Honestly, from a purely financial standpoint, buying a Mega Millions ticket is a terrible investment. The expected value of a $2 ticket is almost always less than $2, unless the jackpot gets into the stratosphere (around $500 million or more).
But people don't buy tickets as an investment. They buy them for the "dream." It’s two dollars for the right to spend twenty-four hours imagining what it would be like to quit your job and buy an island. That’s entertainment.
As long as you treat it like a cup of coffee—something you buy for a quick buzz and then forget about—it’s fine. The problem starts when people start viewing the lottery as a "retirement plan."
Actionable Steps for the "Rational" Player
If you are going to play despite the odds of winning Mega Millions jackpot, do it the smart way.
- Join a Pool (The Only Real Way to Move the Needle): If you and 19 coworkers each chip in, you now have 20 tickets. Your odds are still terrible, but they are 20 times better than they were before. Just make sure you have a signed contract. People get sued over lottery pools all the time.
- Set a Hard Limit: Never spend money you need for rent or groceries. The math says you will lose. Treat the $2 as lost the moment it leaves your hand.
- Check the Smaller Prizes: Most people throw their tickets away if they don't hit the jackpot. But there are smaller tiers. Matching five white balls (no Mega Ball) wins you $1 million. The odds for that are 1 in 12.6 million. Still long, but way better than the big one.
- Don't Forget the Megaplier: If you’re playing anyway, the extra dollar for the Megaplier can turn a $10 win into a $50 win or a $1 million win into a $5 million win (for non-jackpot prizes).
- Sign the Back of Your Ticket Immediately: A lottery ticket is a "bearer instrument." That means whoever holds it, owns it. If you drop a winning ticket and someone else picks it up, it’s theirs unless your signature is on the back.
The math of Mega Millions is designed to be a "tax on people who are bad at math," as the old saying goes. It's a game where the house doesn't just have an edge; the house has a mountain. Enjoy the dream, but keep your day job. You’re going to need it.

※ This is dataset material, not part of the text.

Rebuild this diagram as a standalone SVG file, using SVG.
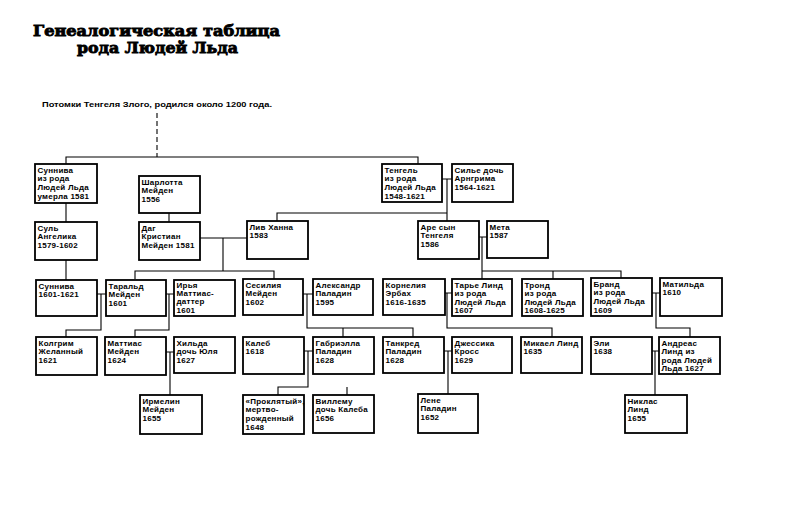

Next Steps for Potential Players
- Verify the current jackpot amount on the official Mega Millions website.
- Research your state's specific laws regarding lottery winner anonymity; some states require your name to be public.
- If you do happen to win a significant sum, the very first thing you should do—before telling a soul—is hire a reputable tax attorney and a fiduciary financial advisor.